En cierta ocasión, allí sentados en el bordillo, llegó a esa casa una hermosa jovencita que no llegaba a los 17 años. Su piel canela parecía recién salido de una playa paradisiaca y sus piernas eran dignas de una atleta de alto rendimiento, gruesas y torneadas pero sin restarle feminidad. Bastó verla pasar una vez para quedar encantado con su belleza y gracia juvenil. Ese día la contemplé hasta que entró a su casa pero mi timidez me privó de decirle al menos un “buenos días”.
Desde ese momento ella se convirtió en mi mayor motivación para ir al gimnasio y ya los músculos, que por cierto nunca aparecieron, pasaron a un segundo plano. Ahora lo mejor de la jornada era la salida y espera del bus en el mencionado e incómodo bordillo.
Muchas veces la vi llegar en su uniforme del colegio, otras tantas en shorts y rodilleras por lo que supe que jugaba Voleibol y algunas más vestida de civil. Cualquiera que fuese su ajuar alimentaba mi fantasía, pero nunca logré saber si al menos ella notaba mi presencia.
Pasó el tiempo, y por cosas del destino, mi amigo William empezó a trabajar y yo ingresé a la universidad un año después por lo que nuestros horarios nos imposibilitaron seguir asistiendo al gimnasio y de paso poder continuar deleitándome, así fuese de lejos, de la belleza y energía que irradiaba la joven que ya se había convertido en mi amor platónico.
Dicen que el tiempo lo cura todo, y en mi caso no fue la excepción y la niña que vivía en la casa del bordillo pasó a ser solo un lindo recuerdo. Con mucha fe guardaba la esperanza de que Dios tendría reservado para mi a alguien igual o mejor que aquella morena de ojos negros y mirada penetrante.
Y así fue, 7 años más tarde (ya tenía 22), en mi primer día de trabajo en el hoy extinto Banco de Colombia conocí a una compañera quien con su cariño, alegría y carisma me dejó flechado al instante. Pasaron varias semanas antes de invitarla a salir pero finalmente me decidí. Ella aceptó y me dijo que pasara por ella a su casa el sábado a eso de las 8 pm.
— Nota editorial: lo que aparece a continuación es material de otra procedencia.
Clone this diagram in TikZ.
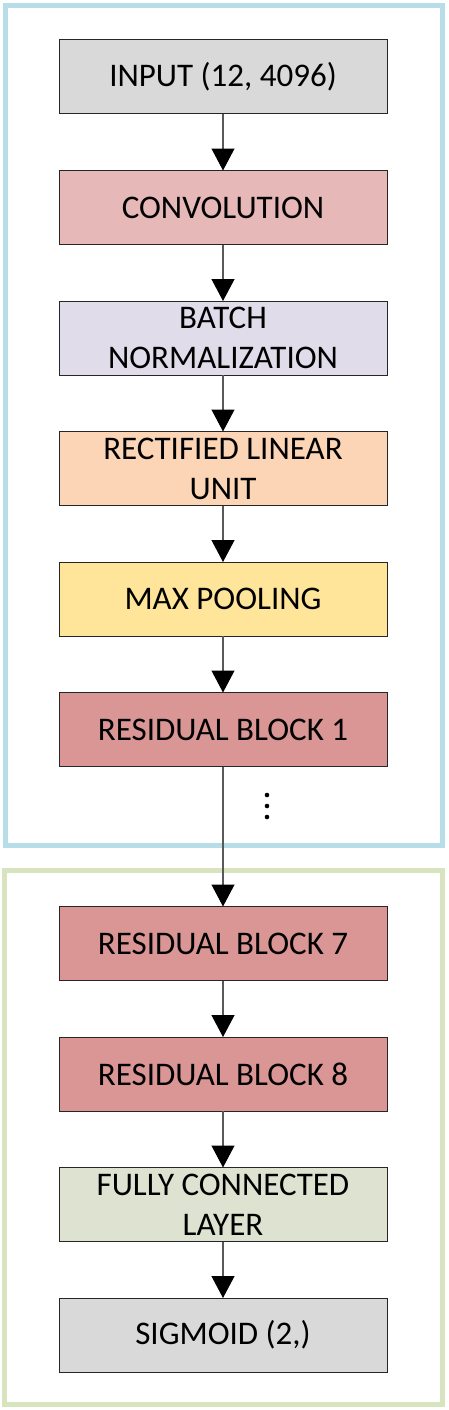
\documentclass[tikz,border=0pt]{standalone}
\usepackage{fontspec}
\setmainfont{Carlito}
\usetikzlibrary{positioning}
\usetikzlibrary{arrows.meta}
\definecolor{inputgray}{HTML}{D9D9D9}
\definecolor{convred}{HTML}{E6B8B7}
\definecolor{normlilac}{HTML}{E0DCEA}
\definecolor{reluorange}{HTML}{FBD5B5}
\definecolor{poolyellow}{HTML}{FEE599}
\definecolor{resred}{HTML}{DA9694}
\definecolor{fcgreen}{HTML}{DDE3D0}
\definecolor{frameblue}{HTML}{B7DDE8}
\definecolor{framegreen}{HTML}{D7E4BD}
\definecolor{linkgray}{HTML}{595959}

\begin{document}
\begin{tikzpicture}[x=1pt,y=-1pt,
    layer/.style={draw=black!85, line width=1pt, minimum width=328pt, minimum height=74pt,
        inner sep=0pt, outer sep=0pt, align=center, font=\fontsize{33}{40}\selectfont},
    link/.style={draw=linkgray, line width=1.2pt,
        -{Triangle[width=23pt,length=22pt,color=black]}}]
    \useasboundingbox (0,0) rectangle (448,1410);
    %Frames
    \draw[frameblue, line width=5pt] (5.5,6) rectangle (442,845);
    \draw[framegreen, line width=5pt] (4,870) rectangle (442,1404);
    \begin{scope}[node distance=56.5pt]
        \node(input)[layer, fill=inputgray] at (223,77) {INPUT (12, 4096)};
        \node(conv)[layer, fill=convred, below=of input] {CONVOLUTION};
        \node(bn)[layer, fill=normlilac, below=of conv] {BATCH\\NORMALIZATION};
        \node(relu)[layer, fill=reluorange, below=of bn] {RECTIFIED LINEAR\\UNIT};
        \node(pool)[layer, fill=poolyellow, below=of relu] {MAX POOLING};
        \node(res1)[layer, fill=resred, below=of pool] {RESIDUAL BLOCK 1};
        \node(res7)[layer, fill=resred, below=140pt of res1] {RESIDUAL BLOCK 7};
        \node(res8)[layer, fill=resred, below=of res7] {RESIDUAL BLOCK 8};
        \node(fc)[layer, fill=fcgreen, below=of res8] {FULLY CONNECTED\\LAYER};
        \node(sig)[layer, fill=inputgray, below=of fc] {SIGMOID (2,)};
    \end{scope}
    %Dots
    \foreach \y in {795,806,817}
        \fill (267,\y) circle (2.3pt);
    %Lines
    \draw[link] (input) -- (conv);
    \draw[link] (conv) -- (bn);
    \draw[link] (bn) -- (relu);
    \draw[link] (relu) -- (pool);
    \draw[link] (pool) -- (res1);
    \draw[link] (res1) -- (res7);
    \draw[link] (res7) -- (res8);
    \draw[link] (res8) -- (fc);
    \draw[link] (fc) -- (sig);
\end{tikzpicture}
\end{document}
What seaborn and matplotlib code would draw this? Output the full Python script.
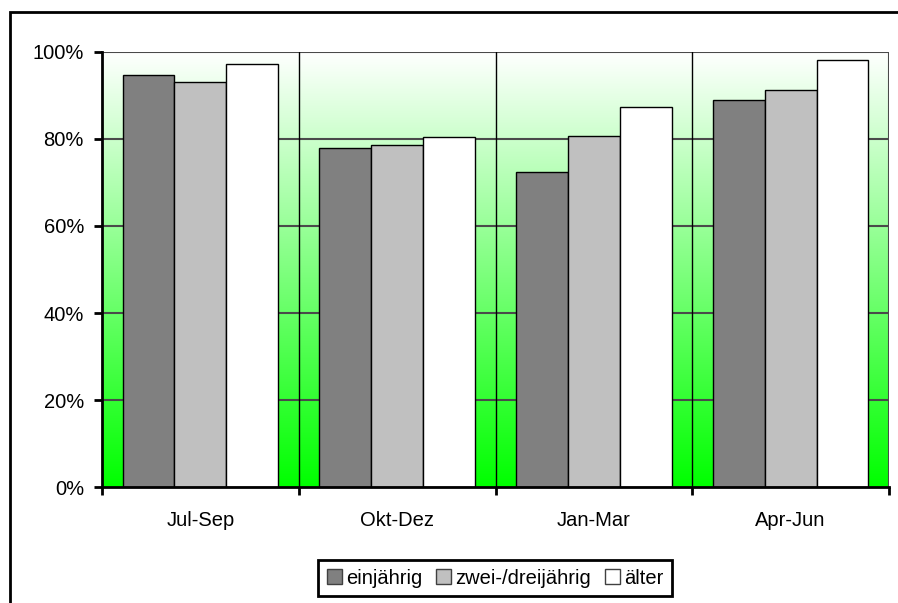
import numpy as np
import pandas as pd
import seaborn as sns
import matplotlib.pyplot as plt
from matplotlib.patches import Rectangle
from matplotlib.colors import LinearSegmentedColormap

sns.set_theme(style="white")
plt.rcParams["font.family"] = ["Liberation Sans", "DejaVu Sans"]
plt.rcParams["text.color"] = "black"
plt.rcParams["xtick.color"] = "black"
plt.rcParams["ytick.color"] = "black"

# values (share in %)
quarters = ["Jul-Sep", "Okt-Dez", "Jan-Mar", "Apr-Jun"]
groups = ["einjährig", "zwei-/dreijährig", "älter"]
einjaehrig = [94.6, 77.9, 72.3, 89.0]
zwei_drei = [93.0, 78.6, 80.6, 91.2]
aelter = [97.1, 80.4, 87.2, 98.2]
y_ticks = [0, 20, 40, 60, 80, 100]
y_labels = ["0%", "20%", "40%", "60%", "80%", "100%"]

df = pd.DataFrame({
    "quartal": quarters * 3,
    "gruppe": [g for g in groups for _ in quarters],
    "wert": einjaehrig + zwei_drei + aelter,
})

fig = plt.figure(figsize=(8.98, 6.03), dpi=100)
ax = fig.add_axes([102 / 898, 1 - 487.3 / 603, 787 / 898, 435.6 / 603])

# white -> green gradient background
cmap = LinearSegmentedColormap.from_list("wg", ["#00FF00", "#FFFFFF"])
grad = np.linspace(0, 1, 256).reshape(-1, 1)
ax.imshow(grad, cmap=cmap, origin="lower", aspect="auto",
          extent=(-0.5, 3.5, 0, 100), zorder=0)

sns.barplot(data=df, x="quartal", y="wert", hue="gruppe", order=quarters,
            hue_order=groups, palette=["#808080", "#C0C0C0", "#FFFFFF"],
            width=0.79, edgecolor="black", linewidth=1, saturation=1,
            errorbar=None, ax=ax, zorder=3)

# grid lines
for y in y_ticks[1:]:
    ax.axhline(y, color="#4a4a4a", lw=1.5, zorder=1)
for x in [0.5, 1.5, 2.5]:
    ax.axvline(x, color="black", lw=1, zorder=1)
ax.axvline(3.5, color="#4a4a4a", lw=1.5, zorder=1)

ax.set_xlim(-0.5, 3.5)
ax.set_ylim(0, 100)
ax.set_yticks(y_ticks)
ax.set_yticklabels(y_labels, fontsize=14.5)
ax.set_xticks(range(4))
ax.set_xticklabels(quarters, fontsize=14.5)
ax.set_xticks([-0.5, 0.5, 1.5, 2.5, 3.5], minor=True)
ax.tick_params(axis="x", which="major", length=0, pad=17)
ax.tick_params(axis="x", which="minor", length=6, width=2, direction="out",
               bottom=True, color="black")
ax.tick_params(axis="y", length=6, width=2, direction="out", left=True,
               color="black", pad=7)
ax.set_xlabel("")
ax.set_ylabel("")

for s in ["top", "right"]:
    ax.spines[s].set_visible(False)
for s in ["left", "bottom"]:
    ax.spines[s].set_color("black")
    ax.spines[s].set_linewidth(2)
    ax.spines[s].set_zorder(5)

handles, labels = ax.get_legend_handles_labels()
for h in handles:
    h.set_edgecolor("#404040")
ax.legend_.remove()
leg = fig.legend(handles, labels, loc="center", ncol=3,
                 bbox_to_anchor=(495 / 898, 1 - 578 / 603), fontsize=14.5,
                 frameon=True, fancybox=False, framealpha=1,
                 handlelength=0.75, handleheight=0.75, handletextpad=0.2,
                 columnspacing=0.7, borderpad=0.4, borderaxespad=0)
leg.get_frame().set_edgecolor("black")
leg.get_frame().set_linewidth(2)

# outer chart border
fig.patches.append(Rectangle((10 / 898, -0.2), 1.2, 1.2 - 12 / 603,
                             transform=fig.transFigure, fill=False,
                             edgecolor="black", lw=2))

fig.savefig("out.png", dpi=100)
Ese día me puse mi mejor gala y dejé caer todo el perfume que pude sobre mi cuerpo. Mis padres me prestaron su carro, un Renault 18 Break rojo, y al llegar a su casa no podía estar más sorprendido y mis ojos no daban crédito a lo que estaban viendo. Lo primero que reconocí fue el bordillo, el mismo bordillo que un tiempo atrás me había servido para esperar el bus de Caldas Recreo y que a la vez me permitió deleitar las pupilas con una linda colegiala. Si, por cosas de Dios o del destino, el viejo chucho no solo me había enviado una mujer igual a esa joven sino que me había premiado con ella misma.
Toqué la puerta y ella salió. Como si fuera poca la coincidencia de ese reencuentro ella estaba vestida exactamente con los mismos colores que mis prendas de vestir. ¿Acaso necesitaba saber algo adicional para tener la certeza de que ella sería la mujer de mi vida?
El resto de la historia la mayoría lo sabe. Seis años después se convertiría en mi esposa y llevamos 14 años de casados con un bonus track de un maravilloso e inquieto niño de tres años.
Han sido 20 años juntos, 20 años de buenas y malas experiencias pero siempre caminando juntos de la mano, 20 años aprendiendo uno del otro, 20 años intentando tolerar y aceptar nuestros defectos (que son montones por cierto), pero sobre todo 20 años agradeciendo a Dios por poner ese bordillo en mi ruta y a ella en mi camino.